EXERCISE TASK: Your output is the lines from the first one to the one containing "import seaborn as sns", repeated exactly, with images left out.

######

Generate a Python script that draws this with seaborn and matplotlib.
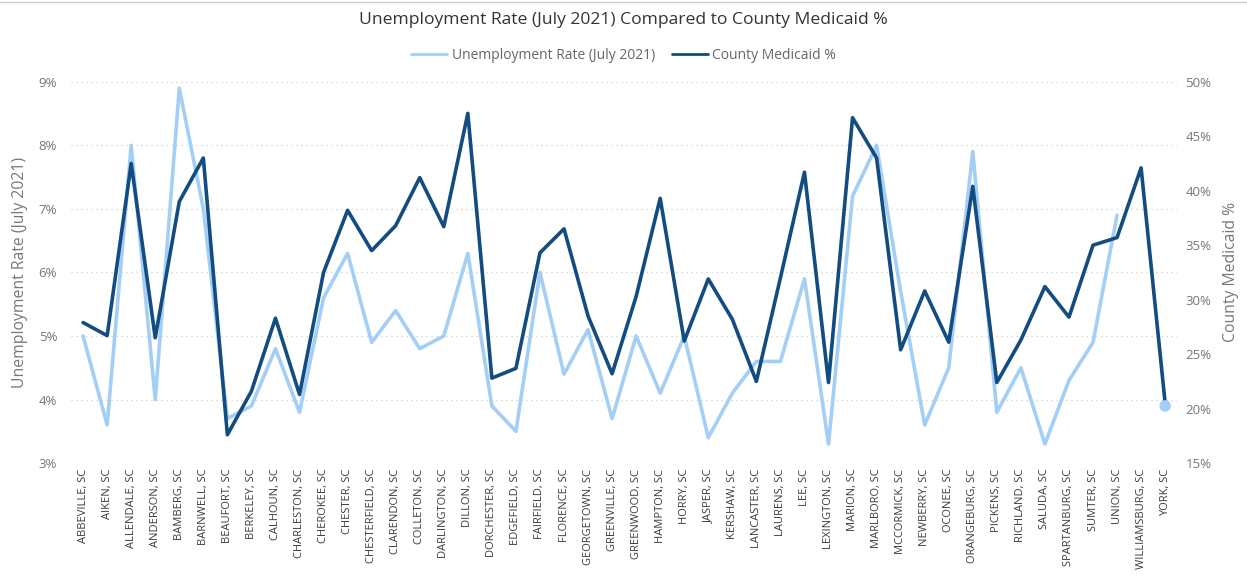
import numpy as np
import pandas as pd
import matplotlib
matplotlib.use("Agg")
import matplotlib.pyplot as plt
from matplotlib.lines import Line2D
from matplotlib.ticker import FuncFormatter, MultipleLocator
import seaborn as sns

counties = ["ABBEVILLE, SC", "AIKEN, SC", "ALLENDALE, SC", "ANDERSON, SC", "BAMBERG, SC",
            "BARNWELL, SC", "BEAUFORT, SC", "BERKELEY, SC", "CALHOUN, SC", "CHARLESTON, SC",
            "CHEROKEE, SC", "CHESTER, SC", "CHESTERFIELD, SC", "CLARENDON, SC", "COLLETON, SC",
            "DARLINGTON, SC", "DILLON, SC", "DORCHESTER, SC", "EDGEFIELD, SC", "FAIRFIELD, SC",
            "FLORENCE, SC", "GEORGETOWN, SC", "GREENVILLE, SC", "GREENWOOD, SC", "HAMPTON, SC",
            "HORRY, SC", "JASPER, SC", "KERSHAW, SC", "LANCASTER, SC", "LAURENS, SC",
            "LEE, SC", "LEXINGTON, SC", "MARION, SC", "MARLBORO, SC", "MCCORMICK, SC",
            "NEWBERRY, SC", "OCONEE, SC", "ORANGEBURG, SC", "PICKENS, SC", "RICHLAND, SC",
            "SALUDA, SC", "SPARTANBURG, SC", "SUMTER, SC", "UNION, SC", "WILLIAMSBURG, SC",
            "YORK, SC"]

unemployment = [5.0, 3.6, 8.0, 4.0, 8.9, 7.0, 3.7, 3.9, 4.8, 3.8,
                5.6, 6.3, 4.9, 5.4, 4.8, 5.0, 6.3, 3.9, 3.5, 6.0,
                4.4, 5.1, 3.7, 5.0, 4.1, 5.0, 3.4, 4.1, 4.6, 4.6,
                5.9, 3.3, 7.2, 8.0, 5.7, 3.6, 4.5, 7.9, 3.8, 4.5,
                3.3, 4.3, 4.9, 6.9, np.nan, 3.9]

medicaid = [27.9, 26.7, 42.5, 26.5, 39.0, 43.0, 17.6, 21.6, 28.3, 21.3,
            32.5, 38.2, 34.5, 36.8, 41.2, 36.7, 47.1, 22.8, 23.7, 34.3,
            36.5, 28.5, 23.2, 30.3, 39.3, 26.2, 31.9, 28.2, 22.5, 32.0,
            41.7, 22.4, 46.7, 43.0, 25.4, 30.8, 26.1, 40.4, 22.4, 26.3,
            31.2, 28.4, 35.0, 35.7, 42.1, 20.5]

LIGHT = "#A3CEF6"
DARK = "#124C80"

df = pd.DataFrame({"county": counties,
                   "pos": np.arange(len(counties)),
                   "unemp": unemployment,
                   "medicaid": medicaid})
# contiguous segments of the unemployment series (break at missing values)
df["seg"] = df["unemp"].isna().cumsum()
u = df.dropna(subset=["unemp"]).copy()
seg_len = u.groupby("seg")["pos"].transform("size")
isolated = u[seg_len == 1]

sns.set_theme(style="white")
plt.rcParams["font.family"] = ["Open Sans", "DejaVu Sans"]

fig = plt.figure(figsize=(12.47, 5.84), dpi=100)
ax = fig.add_axes([0.057, 0.207, 0.887, 0.653])
ax2 = ax.twinx()

sns.lineplot(data=u, x="pos", y="unemp", units="seg", estimator=None,
             color=LIGHT, linewidth=2.6, ax=ax, legend=False)
sns.lineplot(data=df, x="pos", y="medicaid", color=DARK, linewidth=2.6,
             ax=ax2, legend=False)

ax.set_xlim(-0.5, len(counties) - 0.5)
ax.set_ylim(3, 9)
ax2.set_ylim(15, 50)

# isolated unemployment points drawn on top of everything (left-axis coordinates)
sns.scatterplot(data=isolated, x="pos", y="unemp", color=LIGHT, s=70,
                edgecolor="none", ax=ax2, legend=False, zorder=6,
                transform=ax.transData)
ax2.set_ylim(15, 50)
ax.set_xlim(-0.5, len(counties) - 0.5)

ax.yaxis.set_major_locator(MultipleLocator(1))
ax2.yaxis.set_major_locator(MultipleLocator(5))
ax.yaxis.set_major_formatter(FuncFormatter(lambda v, p: f"{v:.0f}%"))
ax2.yaxis.set_major_formatter(FuncFormatter(lambda v, p: f"{v:.0f}%"))

ax.set_xticks(df["pos"])
ax.set_xticklabels(counties, rotation=90, fontsize=8, color="#3A3A3A")
ax.set_xlabel("")
ax2.set_xlabel("")

for a in (ax, ax2):
    for s in a.spines.values():
        s.set_visible(False)
    a.tick_params(axis="both", length=0)
ax.tick_params(axis="y", labelsize=9.5, labelcolor="#777777", pad=10)
ax2.tick_params(axis="y", labelsize=9.5, labelcolor="#777777", pad=6)
ax.tick_params(axis="x", pad=4)

ax.grid(axis="y", color="#CDCDCD", linestyle=(0, (1, 3)), linewidth=0.9)
ax.set_axisbelow(True)

ax.set_ylabel("Unemployment Rate (July 2021)", fontsize=11.3, color="#777777", labelpad=8)
ax2.set_ylabel("County Medicaid %", fontsize=11.3, color="#777777", labelpad=8)

fig.text(0.5, 0.965, "Unemployment Rate (July 2021) Compared to County Medicaid %",
         ha="center", va="center", fontsize=12.6, color="#333333")

handles = [Line2D([0], [0], color=LIGHT, lw=2),
           Line2D([0], [0], color=DARK, lw=2)]
fig.legend(handles, ["Unemployment Rate (July 2021)", "County Medicaid %"],
           loc="center", bbox_to_anchor=(0.5, 0.905), ncol=2, frameon=False,
           fontsize=10, handlelength=2.6, handletextpad=0.3, columnspacing=1.2,
           labelcolor="#666666")

fig.add_artist(plt.Line2D([0, 1], [0.997, 0.997], color="#CFCFCF", lw=1,
                          transform=fig.transFigure))

fig.savefig("out.png", dpi=100)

######

COMPLETE OUTPUT:
Generate a Python script that draws this with seaborn and matplotlib.
import numpy as np
import pandas as pd
import matplotlib
matplotlib.use("Agg")
import matplotlib.pyplot as plt
from matplotlib.lines import Line2D
from matplotlib.ticker import FuncFormatter, MultipleLocator
import seaborn as sns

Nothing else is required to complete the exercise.